I also keep an eye on the local news. Oh, the Grass Lake restoration project is winding up? I bet there are spiders there. The university is constructing an ecostation? Spider country!

My original plans for the summer were a bit more lab-centered, and I still have some lab projects to maintain, but I’ve been thinking about how to adapt to our new circumstances, and I think I can find happiness in a summer in the weeds.

Comments

  1. Sean Boyd says

    That is certainly the upside of rural living, at least when one has time to enjoy it. Living sans car in the Seattle-Tacoma mess makes it a little tougher. On the good side, though: Tacoma has Pt Defiance and Swan Creek Park. Both have extensive forested trails with lots of wee beasties to examine.

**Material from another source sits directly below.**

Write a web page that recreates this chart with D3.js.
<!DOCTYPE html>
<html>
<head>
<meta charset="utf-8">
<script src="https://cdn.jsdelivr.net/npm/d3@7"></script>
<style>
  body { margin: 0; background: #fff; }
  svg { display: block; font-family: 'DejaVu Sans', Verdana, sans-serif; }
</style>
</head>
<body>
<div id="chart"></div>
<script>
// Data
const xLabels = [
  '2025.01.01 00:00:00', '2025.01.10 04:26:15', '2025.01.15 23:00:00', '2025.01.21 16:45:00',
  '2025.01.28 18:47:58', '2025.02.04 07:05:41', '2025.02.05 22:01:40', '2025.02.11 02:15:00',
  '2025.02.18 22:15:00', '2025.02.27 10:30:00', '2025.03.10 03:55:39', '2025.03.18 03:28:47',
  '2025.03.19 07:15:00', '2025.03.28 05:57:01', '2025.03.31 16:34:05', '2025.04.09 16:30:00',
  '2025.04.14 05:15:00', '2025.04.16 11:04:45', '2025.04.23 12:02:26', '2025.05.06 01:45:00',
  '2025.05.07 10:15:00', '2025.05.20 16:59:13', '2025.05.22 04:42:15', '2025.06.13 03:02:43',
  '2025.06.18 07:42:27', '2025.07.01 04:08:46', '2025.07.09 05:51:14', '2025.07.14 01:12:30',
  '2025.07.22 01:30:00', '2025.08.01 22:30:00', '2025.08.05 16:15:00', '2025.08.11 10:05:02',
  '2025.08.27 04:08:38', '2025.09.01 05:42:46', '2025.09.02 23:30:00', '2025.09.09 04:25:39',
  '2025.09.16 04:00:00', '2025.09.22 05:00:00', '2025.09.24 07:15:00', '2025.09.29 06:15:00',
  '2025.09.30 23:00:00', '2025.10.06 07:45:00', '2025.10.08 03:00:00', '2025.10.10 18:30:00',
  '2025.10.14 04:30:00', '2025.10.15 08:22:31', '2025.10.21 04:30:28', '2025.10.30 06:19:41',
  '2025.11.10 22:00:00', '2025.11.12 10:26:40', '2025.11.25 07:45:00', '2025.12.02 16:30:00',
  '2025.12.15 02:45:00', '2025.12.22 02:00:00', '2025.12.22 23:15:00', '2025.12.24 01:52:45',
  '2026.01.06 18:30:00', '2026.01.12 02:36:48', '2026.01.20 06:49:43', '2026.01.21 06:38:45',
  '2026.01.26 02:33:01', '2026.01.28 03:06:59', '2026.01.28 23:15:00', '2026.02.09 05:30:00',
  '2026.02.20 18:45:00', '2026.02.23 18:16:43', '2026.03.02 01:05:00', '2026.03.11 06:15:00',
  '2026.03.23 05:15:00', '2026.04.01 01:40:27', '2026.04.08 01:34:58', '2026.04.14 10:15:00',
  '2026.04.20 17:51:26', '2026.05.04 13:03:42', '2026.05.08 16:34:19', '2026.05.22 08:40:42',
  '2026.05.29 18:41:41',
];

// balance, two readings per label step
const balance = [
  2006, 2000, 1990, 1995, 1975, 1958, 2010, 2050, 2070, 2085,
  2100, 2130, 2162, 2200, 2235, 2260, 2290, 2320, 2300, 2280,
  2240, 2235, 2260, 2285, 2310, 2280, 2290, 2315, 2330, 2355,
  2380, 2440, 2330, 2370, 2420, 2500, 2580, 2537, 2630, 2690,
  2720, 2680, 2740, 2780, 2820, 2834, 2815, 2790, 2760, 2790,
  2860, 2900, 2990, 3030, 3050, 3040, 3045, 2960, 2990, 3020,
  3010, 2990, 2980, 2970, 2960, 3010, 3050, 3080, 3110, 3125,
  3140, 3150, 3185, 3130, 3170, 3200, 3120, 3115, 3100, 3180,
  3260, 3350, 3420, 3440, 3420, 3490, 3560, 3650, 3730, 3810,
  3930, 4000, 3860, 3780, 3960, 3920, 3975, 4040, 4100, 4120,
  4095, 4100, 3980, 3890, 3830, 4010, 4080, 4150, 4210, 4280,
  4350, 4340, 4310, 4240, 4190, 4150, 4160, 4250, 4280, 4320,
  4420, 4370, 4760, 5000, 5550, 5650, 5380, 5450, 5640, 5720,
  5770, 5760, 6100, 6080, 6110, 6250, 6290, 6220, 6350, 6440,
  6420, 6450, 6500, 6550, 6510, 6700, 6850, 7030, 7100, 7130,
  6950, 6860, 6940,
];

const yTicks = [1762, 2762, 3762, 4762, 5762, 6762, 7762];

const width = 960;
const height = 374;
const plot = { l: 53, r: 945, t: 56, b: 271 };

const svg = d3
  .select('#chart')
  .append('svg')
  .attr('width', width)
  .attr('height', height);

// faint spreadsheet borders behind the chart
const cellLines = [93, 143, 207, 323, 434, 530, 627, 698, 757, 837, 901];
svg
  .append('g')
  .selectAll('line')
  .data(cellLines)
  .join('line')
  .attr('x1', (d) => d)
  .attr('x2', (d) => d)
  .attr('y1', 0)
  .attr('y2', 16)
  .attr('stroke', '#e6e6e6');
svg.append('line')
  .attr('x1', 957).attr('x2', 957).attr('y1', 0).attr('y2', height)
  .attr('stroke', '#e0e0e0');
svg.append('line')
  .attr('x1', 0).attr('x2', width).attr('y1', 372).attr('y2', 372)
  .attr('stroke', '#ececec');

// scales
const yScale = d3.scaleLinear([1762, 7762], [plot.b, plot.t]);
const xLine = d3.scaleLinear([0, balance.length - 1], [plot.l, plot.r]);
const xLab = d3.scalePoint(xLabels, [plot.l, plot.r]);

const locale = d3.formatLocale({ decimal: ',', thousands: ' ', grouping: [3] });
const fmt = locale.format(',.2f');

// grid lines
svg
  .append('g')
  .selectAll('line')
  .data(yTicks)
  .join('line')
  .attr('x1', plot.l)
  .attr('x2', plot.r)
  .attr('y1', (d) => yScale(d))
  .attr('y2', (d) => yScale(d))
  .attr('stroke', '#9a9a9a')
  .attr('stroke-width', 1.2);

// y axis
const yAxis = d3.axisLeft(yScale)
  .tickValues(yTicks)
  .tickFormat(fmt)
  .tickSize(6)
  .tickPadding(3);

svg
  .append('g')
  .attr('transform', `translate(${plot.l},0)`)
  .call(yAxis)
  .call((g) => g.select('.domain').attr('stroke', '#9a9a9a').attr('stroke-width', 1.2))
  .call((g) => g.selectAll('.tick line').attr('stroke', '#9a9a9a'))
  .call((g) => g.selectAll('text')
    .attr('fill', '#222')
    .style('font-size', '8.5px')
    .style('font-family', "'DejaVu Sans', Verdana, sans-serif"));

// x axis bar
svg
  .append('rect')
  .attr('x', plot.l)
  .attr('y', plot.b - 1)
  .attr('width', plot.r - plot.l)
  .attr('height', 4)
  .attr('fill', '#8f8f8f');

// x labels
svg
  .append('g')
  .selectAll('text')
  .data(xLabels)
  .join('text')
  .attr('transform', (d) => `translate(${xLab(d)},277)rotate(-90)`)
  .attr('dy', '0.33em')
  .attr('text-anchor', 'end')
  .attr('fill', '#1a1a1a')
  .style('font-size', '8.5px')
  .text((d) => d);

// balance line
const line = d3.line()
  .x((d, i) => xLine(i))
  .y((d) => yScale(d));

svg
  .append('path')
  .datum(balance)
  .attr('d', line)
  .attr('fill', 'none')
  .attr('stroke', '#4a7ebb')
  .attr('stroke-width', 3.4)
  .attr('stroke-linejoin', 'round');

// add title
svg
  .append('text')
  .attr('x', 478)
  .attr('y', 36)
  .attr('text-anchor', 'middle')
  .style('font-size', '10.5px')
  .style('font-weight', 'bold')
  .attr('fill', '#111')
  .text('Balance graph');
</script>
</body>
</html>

When in the middle of either, it’s easy to imagine there’s no city within 50 miles.

  2. birgerjohansson says

    Additional suggested travel objectives:
    If you have the opportunity to travel far enough from cities to escape “light pollution” you should take the opportunity to bring the family along on a clear evening without moonlight.
    -Use reatively low-magnification telescopes, ordinary binoculars or just the unaided eye.
    If you are lucky and there is no atmospheric haze you should be able to are the milky way, and a bajillion stars.
    Use a simple orientation star map, and check the internet for which planets will be over the horizon this season in the evening.
    Bring a thermos, folding chairs and blankets. It will be worth the effort.